Exercise prompt:
All the data must come back unchanged, except that pictures are left out.

Dataset extract:
#####

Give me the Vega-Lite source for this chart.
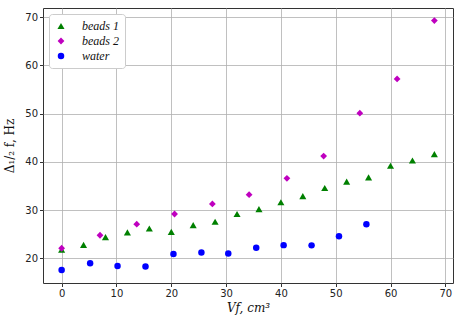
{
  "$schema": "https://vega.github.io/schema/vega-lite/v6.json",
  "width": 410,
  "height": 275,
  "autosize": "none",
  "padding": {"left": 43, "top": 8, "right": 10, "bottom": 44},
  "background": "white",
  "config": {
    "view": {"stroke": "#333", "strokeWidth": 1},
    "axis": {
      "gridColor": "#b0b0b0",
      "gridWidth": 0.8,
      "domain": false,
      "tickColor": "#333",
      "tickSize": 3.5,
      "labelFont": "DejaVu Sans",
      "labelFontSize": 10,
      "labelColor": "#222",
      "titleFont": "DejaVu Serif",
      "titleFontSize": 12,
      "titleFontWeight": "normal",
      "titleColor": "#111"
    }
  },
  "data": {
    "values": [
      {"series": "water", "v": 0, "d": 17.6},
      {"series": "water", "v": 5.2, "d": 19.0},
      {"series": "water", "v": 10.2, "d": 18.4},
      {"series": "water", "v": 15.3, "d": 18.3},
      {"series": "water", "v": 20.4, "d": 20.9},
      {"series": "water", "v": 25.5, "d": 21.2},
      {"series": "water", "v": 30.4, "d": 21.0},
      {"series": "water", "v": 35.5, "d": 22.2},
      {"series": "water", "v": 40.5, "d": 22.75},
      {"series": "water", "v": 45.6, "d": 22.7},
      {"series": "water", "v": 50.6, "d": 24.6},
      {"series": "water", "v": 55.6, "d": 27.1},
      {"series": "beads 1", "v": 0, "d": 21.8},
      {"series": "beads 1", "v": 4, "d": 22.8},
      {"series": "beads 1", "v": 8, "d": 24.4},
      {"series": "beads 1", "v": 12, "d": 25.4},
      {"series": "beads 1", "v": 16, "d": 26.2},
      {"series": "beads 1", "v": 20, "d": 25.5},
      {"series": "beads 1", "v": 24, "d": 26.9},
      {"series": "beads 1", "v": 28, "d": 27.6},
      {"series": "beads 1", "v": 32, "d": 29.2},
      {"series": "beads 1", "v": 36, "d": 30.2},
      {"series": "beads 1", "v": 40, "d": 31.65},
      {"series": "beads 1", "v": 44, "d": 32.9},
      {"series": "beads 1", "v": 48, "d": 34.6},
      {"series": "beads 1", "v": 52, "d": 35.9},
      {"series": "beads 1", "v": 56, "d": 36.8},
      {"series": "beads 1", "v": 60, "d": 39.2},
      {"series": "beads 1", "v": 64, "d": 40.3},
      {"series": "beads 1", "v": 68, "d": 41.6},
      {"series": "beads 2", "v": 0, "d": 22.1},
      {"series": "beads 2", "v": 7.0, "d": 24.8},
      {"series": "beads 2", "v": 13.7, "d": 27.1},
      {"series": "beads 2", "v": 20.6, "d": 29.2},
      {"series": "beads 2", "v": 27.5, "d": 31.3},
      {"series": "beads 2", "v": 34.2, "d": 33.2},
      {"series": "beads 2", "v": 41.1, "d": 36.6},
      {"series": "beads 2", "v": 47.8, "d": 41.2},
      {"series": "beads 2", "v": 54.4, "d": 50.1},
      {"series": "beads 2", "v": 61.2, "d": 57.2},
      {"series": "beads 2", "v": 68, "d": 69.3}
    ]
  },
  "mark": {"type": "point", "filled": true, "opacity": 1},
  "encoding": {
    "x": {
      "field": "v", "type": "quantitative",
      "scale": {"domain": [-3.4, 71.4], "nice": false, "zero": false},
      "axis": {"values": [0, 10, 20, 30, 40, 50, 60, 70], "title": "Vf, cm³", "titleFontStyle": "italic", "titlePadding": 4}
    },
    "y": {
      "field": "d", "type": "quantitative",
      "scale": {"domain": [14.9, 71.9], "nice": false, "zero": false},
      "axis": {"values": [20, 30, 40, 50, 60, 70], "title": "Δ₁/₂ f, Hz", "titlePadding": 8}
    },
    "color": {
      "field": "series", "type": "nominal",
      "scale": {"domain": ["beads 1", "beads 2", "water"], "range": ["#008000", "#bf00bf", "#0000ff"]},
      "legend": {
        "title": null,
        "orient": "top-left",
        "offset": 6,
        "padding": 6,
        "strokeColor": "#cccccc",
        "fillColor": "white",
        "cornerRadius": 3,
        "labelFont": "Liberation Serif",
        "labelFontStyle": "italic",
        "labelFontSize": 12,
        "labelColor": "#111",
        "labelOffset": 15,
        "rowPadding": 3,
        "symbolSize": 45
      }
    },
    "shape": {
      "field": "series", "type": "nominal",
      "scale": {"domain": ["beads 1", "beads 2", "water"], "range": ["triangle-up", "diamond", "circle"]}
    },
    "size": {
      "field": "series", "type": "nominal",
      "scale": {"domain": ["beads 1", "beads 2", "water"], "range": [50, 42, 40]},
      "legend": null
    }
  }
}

#####

The completed task:
Give me the Vega-Lite source for this chart.
{
  "$schema": "https://vega.github.io/schema/vega-lite/v6.json",
  "width": 410,
  "height": 275,
  "autosize": "none",
  "padding": {"left": 43, "top": 8, "right": 10, "bottom": 44},
  "background": "white",
  "config": {
    "view": {"stroke": "#333", "strokeWidth": 1},
    "axis": {
      "gridColor": "#b0b0b0",
      "gridWidth": 0.8,
      "domain": false,
      "tickColor": "#333",
      "tickSize": 3.5,
      "labelFont": "DejaVu Sans",
      "labelFontSize": 10,
      "labelColor": "#222",
      "titleFont": "DejaVu Serif",
      "titleFontSize": 12,
      "titleFontWeight": "normal",
      "titleColor": "#111"
    }
  },
  "data": {
    "values": [
      {"series": "water", "v": 0, "d": 17.6},
      {"series": "water", "v": 5.2, "d": 19.0},
      {"series": "water", "v": 10.2, "d": 18.4},
      {"series": "water", "v": 15.3, "d": 18.3},
      {"series": "water", "v": 20.4, "d": 20.9},
      {"series": "water", "v": 25.5, "d": 21.2},
      {"series": "water", "v": 30.4, "d": 21.0},
      {"series": "water", "v": 35.5, "d": 22.2},
      {"series": "water", "v": 40.5, "d": 22.75},
      {"series": "water", "v": 45.6, "d": 22.7},
      {"series": "water", "v": 50.6, "d": 24.6},
      {"series": "water", "v": 55.6, "d": 27.1},
      {"series": "beads 1", "v": 0, "d": 21.8},
      {"series": "beads 1", "v": 4, "d": 22.8},
      {"series": "beads 1", "v": 8, "d": 24.4},
      {"series": "beads 1", "v": 12, "d": 25.4},
      {"series": "beads 1", "v": 16, "d": 26.2},
      {"series": "beads 1", "v": 20, "d": 25.5},
      {"series": "beads 1", "v": 24, "d": 26.9},
      {"series": "beads 1", "v": 28, "d": 27.6},
      {"series": "beads 1", "v": 32, "d": 29.2},
      {"series": "beads 1", "v": 36, "d": 30.2},
      {"series": "beads 1", "v": 40, "d": 31.65},
      {"series": "beads 1", "v": 44, "d": 32.9},
      {"series": "beads 1", "v": 48, "d": 34.6},
      {"series": "beads 1", "v": 52, "d": 35.9},
      {"series": "beads 1", "v": 56, "d": 36.8},
      {"series": "beads 1", "v": 60, "d": 39.2},
      {"series": "beads 1", "v": 64, "d": 40.3},
      {"series": "beads 1", "v": 68, "d": 41.6},
      {"series": "beads 2", "v": 0, "d": 22.1},
      {"series": "beads 2", "v": 7.0, "d": 24.8},
      {"series": "beads 2", "v": 13.7, "d": 27.1},
      {"series": "beads 2", "v": 20.6, "d": 29.2},
      {"series": "beads 2", "v": 27.5, "d": 31.3},
      {"series": "beads 2", "v": 34.2, "d": 33.2},
      {"series": "beads 2", "v": 41.1, "d": 36.6},
      {"series": "beads 2", "v": 47.8, "d": 41.2},
      {"series": "beads 2", "v": 54.4, "d": 50.1},
      {"series": "beads 2", "v": 61.2, "d": 57.2},
      {"series": "beads 2", "v": 68, "d": 69.3}
    ]
  },
  "mark": {"type": "point", "filled": true, "opacity": 1},
  "encoding": {
    "x": {
      "field": "v", "type": "quantitative",
      "scale": {"domain": [-3.4, 71.4], "nice": false, "zero": false},
      "axis": {"values": [0, 10, 20, 30, 40, 50, 60, 70], "title": "Vf, cm³", "titleFontStyle": "italic", "titlePadding": 4}
    },
    "y": {
      "field": "d", "type": "quantitative",
      "scale": {"domain": [14.9, 71.9], "nice": false, "zero": false},
      "axis": {"values": [20, 30, 40, 50, 60, 70], "title": "Δ₁/₂ f, Hz", "titlePadding": 8}
    },
    "color": {
      "field": "series", "type": "nominal",
      "scale": {"domain": ["beads 1", "beads 2", "water"], "range": ["#008000", "#bf00bf", "#0000ff"]},
      "legend": {
        "title": null,
        "orient": "top-left",
        "offset": 6,
        "padding": 6,
        "strokeColor": "#cccccc",
        "fillColor": "white",
        "cornerRadius": 3,
        "labelFont": "Liberation Serif",
        "labelFontStyle": "italic",
        "labelFontSize": 12,
        "labelColor": "#111",
        "labelOffset": 15,
        "rowPadding": 3,
        "symbolSize": 45
      }
    },
    "shape": {
      "field": "series", "type": "nominal",
      "scale": {"domain": ["beads 1", "beads 2", "water"], "range": ["triangle-up", "diamond", "circle"]}
    },
    "size": {
      "field": "series", "type": "nominal",
      "scale": {"domain": ["beads 1", "beads 2", "water"], "range": [50, 42, 40]},
      "legend": null
    }
  }
}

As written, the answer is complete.